Nous avions pourtant expliqué notre démarche aux employés municipaux rencontrés dans les rues mais ceux-ci nous ont opposé des ordres formels émanant de leur hiérarchie : l’espace public doit rester neutre et immaculé. Masques et pancartes ne sont donc restés en place qu’une demi-heure.
Nous considérons cependant notre opération comme réussie. Des photos ont été prises et elles circulent avec succès sur les réseaux sociaux. Peu importe qu’il s’agisse d’une censure municipale ou d’un excès de zèle des agents municipaux, nous n’en faisons pas une affaire d’État et nous n’en tiendrons pas rancune.
Cette anecdote est néanmoins significative de deux choses.
Elle est d’abord significative du comportement des pouvoirs qui traitent toujours les mobilisations populaires par le mépris. Convaincus de dégager ainsi une image de fermeté (« ce n’est pas la rue qui gouverne » et « les rues de ma ville resteront propre »), ces pouvoirs capitalisent en fait du mécontentement qui se traduira en différé dans les urnes. Ils poussent ensuite certains activistes à radicaliser leurs actions.
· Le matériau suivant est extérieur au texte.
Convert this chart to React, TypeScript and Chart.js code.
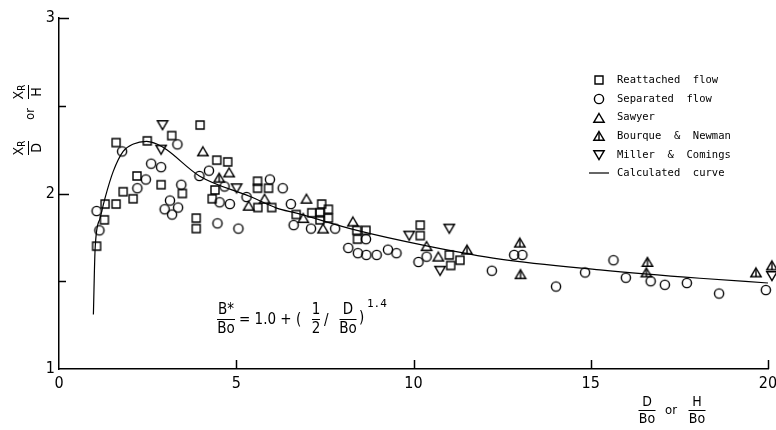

C’est pourtant un engrenage que nous ne souhaitons pas.
Elle est ensuite significative de l’état d’esprit dans lequel s’illustrent aussi bien notables locaux que responsables politiques nationaux. Les uns comme les autres veulent bien faire (ou faire semblant) en matière d’écologie mais supportent mal le moindre débordement. Les citoyens sont sommés d’adopter des comportements responsables individuels et de laisser élus et grandes entreprises décider des orientations politiques et économiques favorable, à leur sens, au climat et à la biodiversité. En somme : « ne nous dérangez pas, restez chez vous, on s’occupe de tout ! » Penser ainsi ce n’est pas prendre la mesure de l’ampleur de la mobilisation civile nécessaire. C’est croire que la transition écologique indispensable pour supporter les bouleversements climatiques qui vont arriver pourra se faire en bougeant simplement quelques curseurs. Le texte d’appel des soixante-dix-sept organisations participant à la grève mondiale pour le climat du 24 mai en France ne laisse aucune illusion à l’égard d’une telle pensée. Réduire les émissions de gaz à effet de serre pour atteindre la neutralité carbone en 2025, arrêter la destruction des écosystèmes océaniques et terrestres et engager leur restauration écologique à la mesure des dégâts causés imposent une mobilisation générale comparable à celles déployées en temps de guerre. Or, poursuit le texte d’appel et nous partageons ce constat : « les gouvernements qui se sont succédés ces dernières années, aveuglés par une logique de croissance et de court terme, ont montré leur incapacité à s’occuper sérieusement de ses questions. Nous voulons donc que le pouvoir soit rendu aux citoyens. Au niveau local et régional, une démocratie plus vigoureuse et inclusive doit être mise en place. Au niveau national, nous demandons la création d’une assemblée citoyenne souveraine et adaptée à ce changement de société ».
Telle est ainsi l’alternative qui s’offrent aux élus : changer de politique ou nous changerons les politiques… et tant pis si quelques innocentes statues sont bâillonnées le temps d’une matinée.